Romeo and Juliet Summary of Act I, Scene 1
by William Shakespeare


The play opens with Sampson and Gregory, two servants to the house of Capulet, strolling down a Verona street. They’re boasting about how they plan to respond (violently) if they encounter any servants of the house of Montague, Capulet’s longtime enemy. Their boasting, however, is revealed as hollow the moment Abraham and Balthasar, two of Montague’s servants, arrive on the scene. Sampson makes a rude gesture, but when Abraham calls him on it, Sampson backs down – at least until Gregory goads him into drawing his sword. The four servants duel until their fight is broken up by Benvolio, Montague’s nephew (and therefore Romeo’s cousin).

Just as Benvolio is breaking up the servants’ fight, Tybalt, Capulet’s nephew (and therefore Juliet’s cousin) appears and provokes Benvolio into a duel. A crowd gathers, including both Lord and Lady Capulet and Lord and Lady Montague. The fighting only stops on the arrival of Prince Escalus of Verona, who tells off both sides and announces that from now on, any Capulets or Montagues caught fighting each other in the streets will be put to death.

As the crowd disperses, Romeo enters. He and Benvolio discuss the cause of Romeo’s lovesickness: a girl named Rosaline, who despite Romeo’s romantic advances – and much to his dismay – has sworn to remain a virgin her entire life.

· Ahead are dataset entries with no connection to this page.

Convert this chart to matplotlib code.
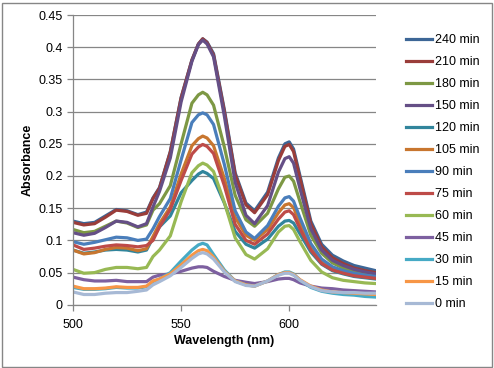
import matplotlib
matplotlib.use("Agg")
import matplotlib.pyplot as plt
from matplotlib.patches import Rectangle

plt.rcParams["font.family"] = ["Liberation Sans", "DejaVu Sans"]

wavelength = [500, 505, 510, 515, 520, 525, 530, 534, 537, 540, 545, 550, 555, 558, 560, 562, 565,
              570, 575, 580, 584, 590, 595, 598, 600, 602, 605, 610, 615, 620, 625, 630, 635, 640]

abs_240 = [.130, .126, .128, .138, .148, .146, .140, .144, .166, .182, .238, .322, .380, .405, .413, .408, .390,
           .303, .205, .158, .146, .175, .228, .250, .253, .242, .200, .130, .094, .077, .068, .061, .057, .053]
abs_210 = [.128, .124, .126, .136, .147, .145, .139, .142, .165, .181, .237, .321, .380, .405, .413, .407, .388,
           .300, .202, .155, .143, .171, .224, .246, .249, .238, .196, .126, .090, .073, .064, .057, .053, .050]
abs_180 = [.117, .112, .114, .122, .130, .127, .120, .124, .147, .157, .185, .250, .313, .326, .330, .326, .310,
           .245, .170, .132, .122, .142, .180, .198, .200, .192, .160, .108, .080, .065, .057, .051, .048, .045]
abs_150 = [.112, .108, .111, .120, .130, .128, .121, .126, .152, .176, .228, .315, .378, .404, .411, .405, .385,
           .293, .190, .139, .126, .154, .206, .227, .230, .220, .180, .118, .085, .069, .061, .055, .051, .048]
abs_120 = [.085, .080, .082, .085, .086, .085, .082, .085, .104, .121, .138, .174, .193, .203, .207, .204, .196,
           .158, .114, .094, .088, .102, .122, .130, .131, .127, .110, .082, .063, .053, .048, .044, .042, .040]
abs_105 = [.085, .079, .081, .086, .089, .088, .084, .087, .106, .126, .152, .203, .247, .258, .262, .259, .247,
           .196, .136, .108, .100, .117, .143, .155, .157, .151, .127, .090, .068, .057, .051, .047, .044, .042]
abs_90 = [.098, .094, .097, .101, .105, .104, .100, .102, .118, .137, .165, .225, .283, .295, .298, .295, .280,
          .218, .146, .113, .103, .123, .153, .166, .168, .161, .135, .095, .071, .059, .053, .049, .046, .044]
abs_75 = [.093, .086, .088, .091, .093, .092, .090, .092, .100, .121, .148, .193, .234, .245, .249, .246, .235,
          .185, .125, .100, .094, .110, .133, .144, .146, .140, .118, .085, .064, .054, .049, .045, .043, .041]
abs_60 = [.055, .049, .050, .055, .058, .058, .056, .058, .075, .085, .107, .160, .205, .216, .220, .217, .207,
          .159, .104, .078, .071, .087, .113, .122, .123, .117, .098, .069, .051, .042, .038, .036, .034, .033]
abs_45 = [.043, .039, .037, .037, .038, .036, .036, .036, .043, .046, .048, .052, .057, .059, .059, .058, .052,
          .044, .038, .035, .033, .036, .040, .041, .041, .039, .034, .029, .026, .025, .023, .022, .021, .020]
abs_30 = [.027, .024, .024, .025, .027, .026, .026, .028, .036, .040, .050, .068, .085, .093, .0955, .093, .078,
          .054, .037, .031, .029, .037, .047, .051, .051, .048, .038, .027, .021, .018, .016, .015, .013, .012]
abs_15 = [.029, .025, .025, .026, .028, .027, .027, .029, .037, .040, .048, .062, .077, .084, .086, .084, .074,
          .052, .037, .031, .029, .037, .047, .050, .050, .047, .039, .029, .023, .020, .019, .018, .017, .016]
abs_0 = [.020, .016, .016, .018, .019, .019, .021, .023, .031, .036, .045, .058, .072, .079, .081, .079, .071,
         .051, .036, .030, .029, .037, .046, .049, .049, .046, .038, .028, .022, .020, .019, .019, .018, .018]

series_labels = ["240 min", "210 min", "180 min", "150 min", "120 min", "105 min", "90 min",
                 "75 min", "60 min", "45 min", "30 min", "15 min", "0 min"]
series_values = [abs_240, abs_210, abs_180, abs_150, abs_120, abs_105, abs_90,
                 abs_75, abs_60, abs_45, abs_30, abs_15, abs_0]
series_colors = ["#3D6696", "#9A3D3A", "#7D9844", "#654F86", "#31859C", "#C8762F", "#4A7EBB",
                 "#BE4B48", "#98B954", "#7D60A0", "#46AAC5", "#F79646", "#A7B9D5"]

y_ticks = [0, 0.05, 0.1, 0.15, 0.2, 0.25, 0.3, 0.35, 0.4, 0.45]
y_tick_labels = ["0", "0.05", "0.1", "0.15", "0.2", "0.25", "0.3", "0.35", "0.4", "0.45"]
x_ticks = [500, 550, 600]

fig = plt.figure(figsize=(4.94, 3.68), dpi=100)
ax = fig.add_axes([73 / 494, 1 - 304.8 / 368, 302.7 / 494, 289.8 / 368])

grid_col = "#868686"
for lab, vals, col in zip(series_labels, series_values, series_colors):
    ax.plot(wavelength, vals, color=col, lw=2.3, label=lab, solid_joinstyle="round")

ax.set_xlim(500, 640)
ax.set_ylim(0, 0.45)
ax.set_yticks(y_ticks)
ax.set_yticklabels(y_tick_labels)
ax.set_xticks(x_ticks)
ax.yaxis.grid(True, color=grid_col, lw=0.9)
ax.set_axisbelow(True)
for s in ["top", "right"]:
    ax.spines[s].set_visible(False)
for s in ["left", "bottom"]:
    ax.spines[s].set_color(grid_col)
    ax.spines[s].set_linewidth(0.9)
ax.tick_params(axis="both", colors=grid_col, labelcolor="black", labelsize=9,
               length=4, width=0.9, direction="out")
ax.tick_params(axis="x", pad=6)

ax.set_xlabel("Wavelength (nm)", fontsize=9, fontweight="bold", labelpad=3)
ax.set_ylabel("Absorbance", fontsize=9, fontweight="bold", labelpad=3)

fig.legend(loc="upper left", bbox_to_anchor=(401 / 494, 1 - 29 / 368), frameon=False,
           fontsize=9, handlelength=2.1, handletextpad=0.25, labelspacing=0.8,
           borderaxespad=0)

fig.patches.append(Rectangle((1.5 / 494, 1.5 / 368), 490 / 494, 364 / 368, transform=fig.transFigure,
                             fill=False, edgecolor=grid_col, lw=1.0))

fig.savefig("out.png", dpi=100)
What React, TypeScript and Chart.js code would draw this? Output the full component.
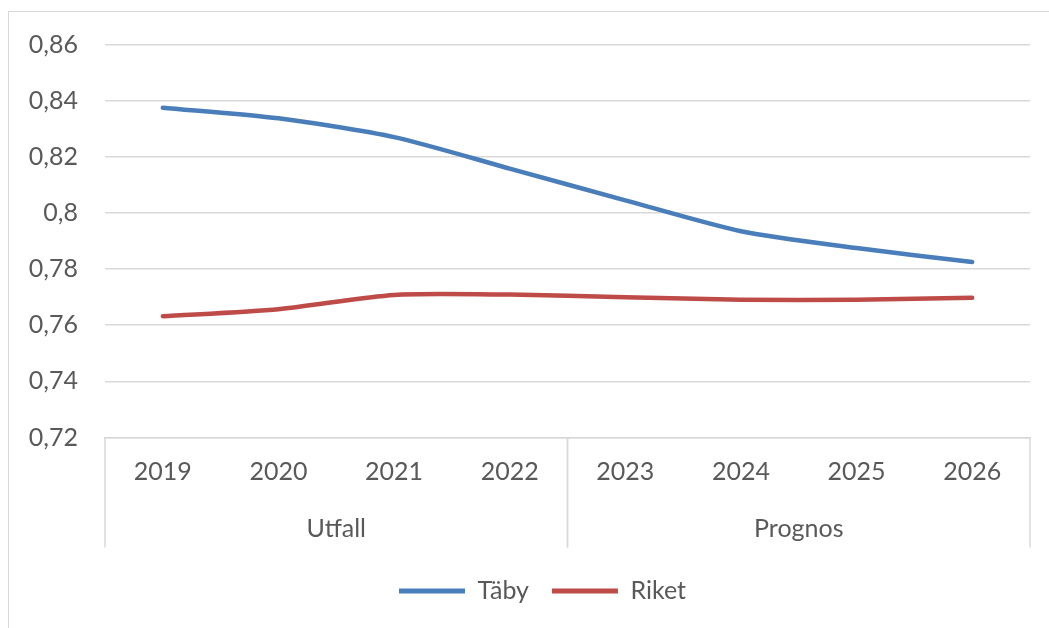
import React, { useEffect, useRef } from "react";
import { Chart, registerables } from "chart.js";

Chart.register(...registerables);

const years = ["2019", "2020", "2021", "2022", "2023", "2024", "2025", "2026"];
const groupLabels = ["Utfall", "Prognos"];
const groupSizes = [4, 4];
const tabyValues = [0.8375, 0.8337, 0.827, 0.8158, 0.8045, 0.7935, 0.7875, 0.7825];
const riketValues = [0.7632, 0.7657, 0.7708, 0.7709, 0.77, 0.7691, 0.7691, 0.7698];
const seriesNames = ["Täby", "Riket"];
const yMin = 0.72;
const yMax = 0.86;
const yStep = 0.02;

const FONT = "Lato, 'Open Sans', sans-serif";
const FSIZE = 25;
const TEXT = "#595959";
const GRID = "#d9d9d9";
const BLUE = "#4A7EBB";
const RED = "#BE4B48";

const groupPlugin = {
  id: "groupAxis",
  afterLayout(chart: any) {
    if (chart.legend) {
      chart.legend.left += 23;
      chart.legend.right += 23;
    }
  },
  afterDraw(chart: any) {
    const { ctx, chartArea, scales } = chart;
    const x = scales.x;
    const half = (x.getPixelForValue(1) - x.getPixelForValue(0)) / 2;
    const top = chartArea.bottom;
    const bottom = chartArea.bottom + 110;
    ctx.save();
    ctx.strokeStyle = GRID;
    ctx.lineWidth = 1.5;
    ctx.fillStyle = TEXT;
    ctx.font = `${FSIZE}px ${FONT}`;
    ctx.textAlign = "center";
    ctx.textBaseline = "middle";
    let start = 0;
    groupLabels.forEach((g, i) => {
      const left = x.getPixelForValue(start) - half;
      const right = x.getPixelForValue(start + groupSizes[i] - 1) + half;
      ctx.beginPath();
      ctx.moveTo(left, top);
      ctx.lineTo(left, bottom);
      ctx.moveTo(right, top);
      ctx.lineTo(right, bottom);
      ctx.stroke();
      ctx.fillText(g, (left + right) / 2, top + 91);
      start += groupSizes[i];
    });
    ctx.restore();
  },
};

export default function App() {
  const ref = useRef<HTMLCanvasElement | null>(null);

  useEffect(() => {
    if (!ref.current) return;
    const chart = new Chart(ref.current, {
      type: "line",
      data: {
        labels: years,
        datasets: [
          {
            label: seriesNames[0],
            data: tabyValues,
            borderColor: BLUE,
            backgroundColor: BLUE,
            borderWidth: 4.5,
            pointRadius: 0,
            tension: 0.25,
            borderCapStyle: "round",
          },
          {
            label: seriesNames[1],
            data: riketValues,
            borderColor: RED,
            backgroundColor: RED,
            borderWidth: 4.5,
            pointRadius: 0,
            tension: 0.25,
            borderCapStyle: "round",
          },
        ],
      },
      options: {
        responsive: false,
        animation: false,
        layout: { padding: { top: 32.5, right: 18, left: 0, bottom: 13.5 } },
        plugins: {
          tooltip: { enabled: false },
          legend: {
            position: "bottom",
            labels: {
              color: TEXT,
              font: { family: FONT, size: FSIZE },
              boxWidth: 66,
              boxHeight: 5,
              padding: 23,
              generateLabels: (c: any) =>
                c.data.datasets.map((d: any, i: number) => ({
                  text: d.label,
                  fillStyle: d.borderColor,
                  strokeStyle: d.borderColor,
                  lineWidth: 0,
                  fontColor: TEXT,
                  datasetIndex: i,
                  hidden: false,
                })),
            },
          },
        },
        scales: {
          x: {
            offset: true,
            grid: { display: false, drawTicks: false },
            border: { display: true, color: GRID, width: 1.5 },
            ticks: {
              color: TEXT,
              font: { family: FONT, size: FSIZE },
              padding: 19,
              maxRotation: 0,
              autoSkip: false,
            },
            afterFit: (s: any) => {
              s.height = 118;
              s.paddingLeft = 0;
              s.paddingRight = 0;
            },
          },
          y: {
            min: yMin,
            max: yMax,
            grid: { color: GRID, lineWidth: 1.5, drawTicks: false },
            border: { display: false },
            ticks: {
              stepSize: yStep,
              color: TEXT,
              font: { family: FONT, size: FSIZE },
              padding: 27,
              callback: (v: any) =>
                Number(Number(v).toFixed(2)).toString().replace(".", ","),
            },
            afterFit: (s: any) => {
              s.width = 96;
              s.paddingTop = 0;
              s.paddingBottom = 0;
            },
          },
        },
      },
      plugins: [groupPlugin],
    });
    return () => chart.destroy();
  }, []);

  return (
    <div
      style={{
        position: "absolute",
        left: 8,
        top: 11,
        width: 1041,
        height: 617,
        borderTop: `1.5px solid ${GRID}`,
        borderLeft: `1.5px solid ${GRID}`,
        background: "#fff",
        boxSizing: "border-box",
      }}
    >
      <canvas ref={ref} width={1039} height={615} style={{ display: "block" }} />
    </div>
  );
}
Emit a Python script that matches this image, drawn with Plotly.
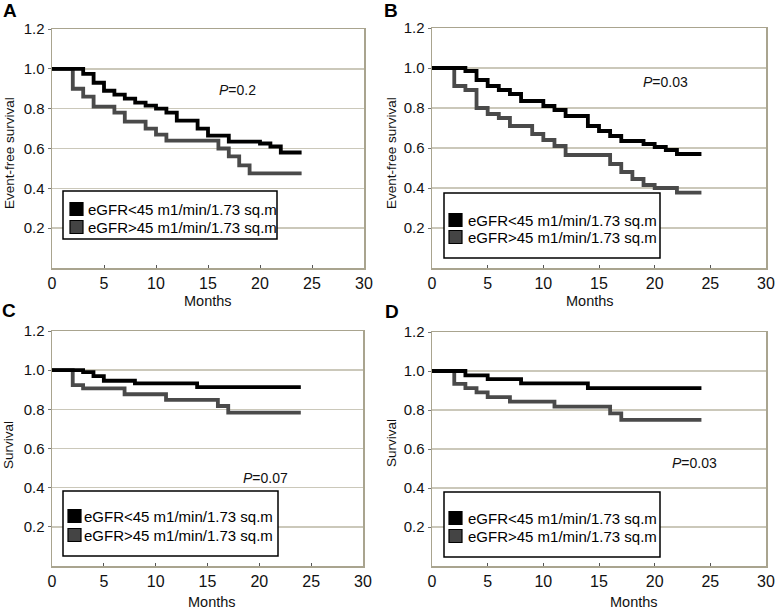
import plotly.graph_objects as go

W, H = 777, 611

# ---------------- data ----------------
months_ticks = [0, 5, 10, 15, 20, 25, 30]
surv_ticks = [0.2, 0.4, 0.6, 0.8, 1.0, 1.2]
surv_ticktext = ["0.2", "0.4", "0.6", "0.8", "1.0", "1.2"]

legend_lo = "eGFR<45 m1/min/1.73 sq.m"
legend_hi = "eGFR>45 m1/min/1.73 sq.m"

A_lo_t = [0, 3, 4, 5, 6, 7, 8, 9, 10, 11, 12, 14, 15, 17, 20, 21, 22, 24]
A_lo_s = [1.0, 0.975, 0.93, 0.89, 0.87, 0.85, 0.83, 0.815, 0.80, 0.78, 0.74, 0.70, 0.665, 0.635, 0.625, 0.61, 0.58, 0.58]
A_hi_t = [0, 2, 3, 4, 6, 7, 9, 10, 11, 16, 17, 18, 19, 24]
A_hi_s = [1.0, 0.90, 0.86, 0.81, 0.78, 0.735, 0.70, 0.67, 0.64, 0.60, 0.56, 0.515, 0.475, 0.475]

B_lo_t = [0, 3, 4, 5, 6, 7, 8, 10, 11, 12, 14, 15, 16, 17, 19, 20, 21, 22, 24.2]
B_lo_s = [1.0, 0.985, 0.94, 0.91, 0.89, 0.87, 0.835, 0.81, 0.79, 0.76, 0.71, 0.685, 0.66, 0.635, 0.62, 0.605, 0.59, 0.57, 0.57]
B_hi_t = [0, 2, 3, 4, 5, 6, 7, 9, 10, 11, 12, 16, 17, 18, 19, 20, 22, 24.2]
B_hi_s = [1.0, 0.91, 0.89, 0.80, 0.77, 0.75, 0.71, 0.67, 0.64, 0.61, 0.565, 0.52, 0.48, 0.445, 0.415, 0.40, 0.377, 0.377]

C_lo_t = [0, 3, 4, 5, 8, 14, 24]
C_lo_s = [1.0, 0.99, 0.97, 0.946, 0.933, 0.913, 0.913]
C_hi_t = [0, 2, 3, 7, 11, 16, 17, 24]
C_hi_s = [1.0, 0.924, 0.907, 0.877, 0.848, 0.817, 0.783, 0.783]

D_lo_t = [0, 3, 5, 8, 14, 24.2]
D_lo_s = [1.0, 0.978, 0.958, 0.937, 0.912, 0.912]
D_hi_t = [0, 2, 3, 4, 5, 7, 11, 16, 17, 24.2]
D_hi_s = [1.0, 0.934, 0.912, 0.89, 0.866, 0.843, 0.817, 0.783, 0.749, 0.749]

panels = [
    dict(letter="A", ytitle="Event-free survival", p="0.2",
         lo=(A_lo_t, A_lo_s), hi=(A_hi_t, A_hi_s)),
    dict(letter="B", ytitle="Event-free survival", p="0.03",
         lo=(B_lo_t, B_lo_s), hi=(B_hi_t, B_hi_s)),
    dict(letter="C", ytitle="Survival", p="0.07",
         lo=(C_lo_t, C_lo_s), hi=(C_hi_t, C_hi_s)),
    dict(letter="D", ytitle="Survival", p="0.03",
         lo=(D_lo_t, D_lo_s), hi=(D_hi_t, D_hi_s)),
]

# ---------------- layout (pixel geometry) ----------------
boxes = [(52, 364, 29, 268), (432, 766, 28, 268), (52, 363, 331, 566), (432, 766, 332, 566)]
letter_pos = [(10, 11), (391, 11), (9, 310), (392, 311)]
ytitle_pos = [(9, 153), (391, 153), (9, 445), (391, 443)]
xtitle_pos = [(208, 301), (590, 301), (212, 602), (634, 602)]
pval_pos = [(237, 90), (665, 82), (265, 478), (694, 463)]
leg_box = [(63, 277, 191, 239), (444, 660, 193, 258), (63, 278, 491, 556), (444, 660, 492, 557)]
leg_rows = [(209, 227), (220, 237), (516, 535), (518, 536)]
leg_sq_x = [70, 449, 68, 449]
leg_txt_x = [86, 466, 82, 466]

FONT = "Arial, 'Liberation Sans', Helvetica, sans-serif"
FRAME = "#a9a48f"
GRID = "#cbc8ba"
BLACK = "#000000"
GRAY = "#4a4a4a"


def px(x):
    return x / W


def py(y):
    return 1 - y / H


def label(text, x, y, size, **kw):
    d = dict(text=text, x=px(x), y=py(y), xref="paper", yref="paper", showarrow=False,
             xanchor="center", yanchor="middle",
             font=dict(family=FONT, size=size, color=kw.pop("color", "#111")))
    d.update(kw)
    return d


fig = go.Figure()
shapes = []
annotations = []

for i, pn in enumerate(panels):
    n = i + 1
    xa = "x" if n == 1 else f"x{n}"
    ya = "y" if n == 1 else f"y{n}"
    l, r, t, b = boxes[i]

    fig.add_trace(go.Scatter(x=pn["hi"][0], y=pn["hi"][1], mode="lines",
                             line=dict(shape="hv", color=GRAY, width=3.8),
                             xaxis=xa, yaxis=ya, showlegend=False, hoverinfo="skip"))
    fig.add_trace(go.Scatter(x=pn["lo"][0], y=pn["lo"][1], mode="lines",
                             line=dict(shape="hv", color=BLACK, width=3.8),
                             xaxis=xa, yaxis=ya, showlegend=False, hoverinfo="skip"))

    xkey = "xaxis" if n == 1 else f"xaxis{n}"
    ykey = "yaxis" if n == 1 else f"yaxis{n}"
    fig.layout[xkey] = dict(
        domain=[px(l), px(r)], range=[0, 30], tickvals=months_ticks,
        anchor=ya, showline=True, linecolor=FRAME, linewidth=1.5, mirror=True,
        showgrid=False, zeroline=False, ticks="inside", ticklen=3, tickcolor="#555",
        tickfont=dict(family=FONT, size=16, color="#111"), fixedrange=True, automargin=False,
    )
    fig.layout[ykey] = dict(
        domain=[py(b), py(t)], range=[0, 1.2], tickvals=surv_ticks, ticktext=surv_ticktext,
        anchor=xa, showline=True, linecolor=FRAME, linewidth=1.5, mirror=True,
        showgrid=True, gridcolor=GRID, gridwidth=1.5, zeroline=False,
        ticks="outside", ticklen=3, tickcolor="#777",
        tickfont=dict(family=FONT, size=15, color="#111"), fixedrange=True, automargin=False,
    )

    annotations.append(label(f"<b>{pn['letter']}</b>", *letter_pos[i], 19, color="#000"))
    annotations.append(label(pn["ytitle"], *ytitle_pos[i], 13.5, textangle=-90))
    annotations.append(label("Months", *xtitle_pos[i], 14.5))
    annotations.append(label(f"<i>P</i>={pn['p']}", *pval_pos[i], 14))

    x0, x1, y0, y1 = leg_box[i]
    shapes.append(dict(type="rect", xref="paper", yref="paper",
                       x0=px(x0), x1=px(x1), y0=py(y0), y1=py(y1),
                       fillcolor="white", line=dict(color="#000", width=1.5), layer="above"))
    for row, (fill, lab) in enumerate([(BLACK, legend_lo), ("#444444", legend_hi)]):
        cy = leg_rows[i][row]
        sx = leg_sq_x[i]
        shapes.append(dict(type="rect", xref="paper", yref="paper",
                           x0=px(sx), x1=px(sx + 13), y0=py(cy - 6.5), y1=py(cy + 6.5),
                           fillcolor=fill, line=dict(color="#000", width=1.2), layer="above"))
        a = label(lab, leg_txt_x[i], cy, 15, color="#000")
        a["xanchor"] = "left"
        annotations.append(a)

fig.update_layout(
    width=W, height=H, margin=dict(l=0, r=0, t=0, b=0, pad=0, autoexpand=False),
    paper_bgcolor="white", plot_bgcolor="white",
    shapes=shapes, annotations=annotations, showlegend=False,
)

fig.write_html("out.html", config={"displayModeBar": False, "staticPlot": True},
               post_script="document.body.style.margin='0px';document.body.style.overflow='hidden';")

The opening scene of the play is packed with both action and information setting up the main characters, motifs, themes, and literary devices used in the play. It begins with Sampson and Gregory trading puns, many containing sexual innuendo; throughout the play, puns are used to reveal that situations, like the words used in the puns, often have two meanings, one of which may be hidden. The action moves quickly into explaining the feud between the Capulets and Montagues while simultaneously raising the stakes: after Prince Escalus’s decree, what was once “just” a rivalry has become a capital offense. In a few short lines, the scene establishes Benvolio’s reputation as a peacemaker, Tybalt’s as a hothead, and Romeo’s as a lover. The scene ends by setting up the play’s major theme of all-consuming love and its message that nothing is entirely as it seems, which it does in Romeo’s lovesick speeches about Rosaline – which describe her in pairs of contrasting terms and constantly alternating points of view.